N. Imran, J. Lee, Y. Kim, M. Lin, and R. F. DeMara, “Area-Efficient Fault-Handling for Survivable Signal-Processing Architectures,” in Proceedings of First International Conference on Advanced Signal Processing, pp. 37, Seoul, Korea, March 30–31, 2012. 

We propose an area-efficient dynamic fault-handling approach to achieve high survivability for DSP circuits. Its benefits include requiring only a uniplex instance of the datapath, which has been partitioned into N + 1 Processing Elements (PEs) where N is the number of PEs utilized for fault-free throughput.

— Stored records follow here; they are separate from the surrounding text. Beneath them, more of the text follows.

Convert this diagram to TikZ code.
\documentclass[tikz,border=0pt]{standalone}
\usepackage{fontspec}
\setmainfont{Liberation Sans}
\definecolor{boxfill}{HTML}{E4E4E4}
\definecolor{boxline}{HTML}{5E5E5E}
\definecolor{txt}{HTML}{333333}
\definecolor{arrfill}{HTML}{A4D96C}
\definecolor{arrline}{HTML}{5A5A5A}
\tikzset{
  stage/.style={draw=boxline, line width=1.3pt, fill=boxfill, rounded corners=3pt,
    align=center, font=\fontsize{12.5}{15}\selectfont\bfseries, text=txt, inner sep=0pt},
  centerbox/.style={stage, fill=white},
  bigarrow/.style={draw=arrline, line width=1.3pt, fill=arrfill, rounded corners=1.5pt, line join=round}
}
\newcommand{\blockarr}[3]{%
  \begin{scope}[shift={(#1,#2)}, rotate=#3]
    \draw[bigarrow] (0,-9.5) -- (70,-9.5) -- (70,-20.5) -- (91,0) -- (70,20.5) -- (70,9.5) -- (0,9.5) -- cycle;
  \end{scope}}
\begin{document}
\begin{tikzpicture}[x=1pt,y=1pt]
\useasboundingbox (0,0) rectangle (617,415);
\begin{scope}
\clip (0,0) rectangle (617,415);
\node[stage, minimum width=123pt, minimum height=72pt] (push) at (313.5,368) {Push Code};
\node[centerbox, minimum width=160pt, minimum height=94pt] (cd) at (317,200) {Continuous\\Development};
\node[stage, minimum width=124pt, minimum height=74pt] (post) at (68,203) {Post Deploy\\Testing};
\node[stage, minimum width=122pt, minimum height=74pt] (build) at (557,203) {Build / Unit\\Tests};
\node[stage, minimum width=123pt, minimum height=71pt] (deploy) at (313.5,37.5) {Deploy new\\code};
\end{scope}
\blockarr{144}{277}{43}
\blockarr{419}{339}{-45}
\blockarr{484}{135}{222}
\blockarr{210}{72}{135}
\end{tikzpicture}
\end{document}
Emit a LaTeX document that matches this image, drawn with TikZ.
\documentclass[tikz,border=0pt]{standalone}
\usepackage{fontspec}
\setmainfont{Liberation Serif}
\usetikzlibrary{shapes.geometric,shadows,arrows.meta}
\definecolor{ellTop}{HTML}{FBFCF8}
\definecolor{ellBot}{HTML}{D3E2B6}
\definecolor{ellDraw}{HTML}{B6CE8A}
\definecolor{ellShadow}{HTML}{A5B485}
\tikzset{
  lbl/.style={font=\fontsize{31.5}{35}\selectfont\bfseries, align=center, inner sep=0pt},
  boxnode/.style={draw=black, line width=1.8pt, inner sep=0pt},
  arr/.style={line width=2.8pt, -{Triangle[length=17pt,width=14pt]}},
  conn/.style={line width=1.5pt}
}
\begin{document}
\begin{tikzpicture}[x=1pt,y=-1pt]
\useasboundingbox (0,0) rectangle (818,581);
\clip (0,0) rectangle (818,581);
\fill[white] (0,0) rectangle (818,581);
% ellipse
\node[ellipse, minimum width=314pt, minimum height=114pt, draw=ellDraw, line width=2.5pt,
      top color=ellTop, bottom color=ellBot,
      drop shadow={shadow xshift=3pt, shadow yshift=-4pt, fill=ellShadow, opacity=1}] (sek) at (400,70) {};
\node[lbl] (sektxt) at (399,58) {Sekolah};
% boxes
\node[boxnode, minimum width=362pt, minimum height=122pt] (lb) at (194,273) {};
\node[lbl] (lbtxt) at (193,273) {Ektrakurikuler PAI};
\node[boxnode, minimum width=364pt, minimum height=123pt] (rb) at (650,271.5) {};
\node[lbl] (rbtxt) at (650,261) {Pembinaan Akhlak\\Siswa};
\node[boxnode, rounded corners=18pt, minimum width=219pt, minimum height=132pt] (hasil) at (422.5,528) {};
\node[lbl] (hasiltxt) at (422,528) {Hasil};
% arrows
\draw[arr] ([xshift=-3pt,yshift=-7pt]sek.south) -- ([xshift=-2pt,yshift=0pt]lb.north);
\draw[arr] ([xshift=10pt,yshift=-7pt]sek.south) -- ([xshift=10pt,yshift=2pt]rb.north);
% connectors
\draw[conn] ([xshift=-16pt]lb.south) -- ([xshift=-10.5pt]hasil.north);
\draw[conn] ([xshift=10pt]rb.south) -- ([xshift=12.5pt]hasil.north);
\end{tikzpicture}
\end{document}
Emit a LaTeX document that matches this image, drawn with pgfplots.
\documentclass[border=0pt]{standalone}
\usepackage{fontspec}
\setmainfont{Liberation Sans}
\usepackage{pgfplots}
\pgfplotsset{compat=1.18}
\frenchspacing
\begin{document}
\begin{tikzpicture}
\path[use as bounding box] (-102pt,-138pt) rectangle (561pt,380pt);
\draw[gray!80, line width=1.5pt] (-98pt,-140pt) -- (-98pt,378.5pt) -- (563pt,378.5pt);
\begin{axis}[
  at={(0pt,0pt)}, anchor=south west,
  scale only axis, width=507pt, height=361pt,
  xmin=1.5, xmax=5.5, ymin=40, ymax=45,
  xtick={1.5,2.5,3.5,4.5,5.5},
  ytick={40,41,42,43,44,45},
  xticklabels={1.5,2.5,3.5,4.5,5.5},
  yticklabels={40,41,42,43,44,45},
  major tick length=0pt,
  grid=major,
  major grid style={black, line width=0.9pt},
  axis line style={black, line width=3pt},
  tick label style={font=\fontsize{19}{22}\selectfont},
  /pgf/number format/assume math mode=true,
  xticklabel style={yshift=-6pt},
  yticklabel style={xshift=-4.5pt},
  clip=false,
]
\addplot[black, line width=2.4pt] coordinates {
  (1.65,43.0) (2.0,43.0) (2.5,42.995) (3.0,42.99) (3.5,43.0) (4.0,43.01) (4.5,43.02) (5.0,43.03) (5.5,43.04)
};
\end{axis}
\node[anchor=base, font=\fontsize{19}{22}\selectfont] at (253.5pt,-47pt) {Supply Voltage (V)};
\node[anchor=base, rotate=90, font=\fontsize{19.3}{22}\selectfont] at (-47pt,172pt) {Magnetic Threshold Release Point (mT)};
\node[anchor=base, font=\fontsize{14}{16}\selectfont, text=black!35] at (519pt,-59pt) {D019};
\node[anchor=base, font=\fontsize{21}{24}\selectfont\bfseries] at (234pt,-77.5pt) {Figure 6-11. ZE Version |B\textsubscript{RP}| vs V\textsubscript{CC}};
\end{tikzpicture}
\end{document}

Fault detection, isolation, and recovery are performed using discrepancy information derived from the existing functional throughput by reconfiguring one of the N + 1 Partially Reconfigurable Regions (PRRs) to replicate each of the N modules in succession. This differs significantly from the conventional approaches that heavily rely on static temporal/spatial redundancy and sophisticated error prediction/estimation techniques. The principal space complexity metric is the additional physical resources utilized to support the underlying fault-handling mechanism where a single PRR can check the health of multiple distinct functional blocks, by leveraging the property of dynamic partial reconfiguration. We demonstrate this approach by implementing a video encoder’s DCT block with a Xilinx Virtex-4 device and also numerically simulating a Canny Edge Detector. Results clearly demonstrate the recovery of functionality lost due to randomly injected simulated stuck-at faults using only throughput data values rather than additional test vectors. Using a modular PE design, the area overhead of providing fault-handling capability was 12.5% for the DCT Block and 10% for the Canny edge detector. Moreover, the module granularity can be varied to accommodate tradeoffs of fault detection latency versus fault isolation specificity, as desired by the DSP circuit designer.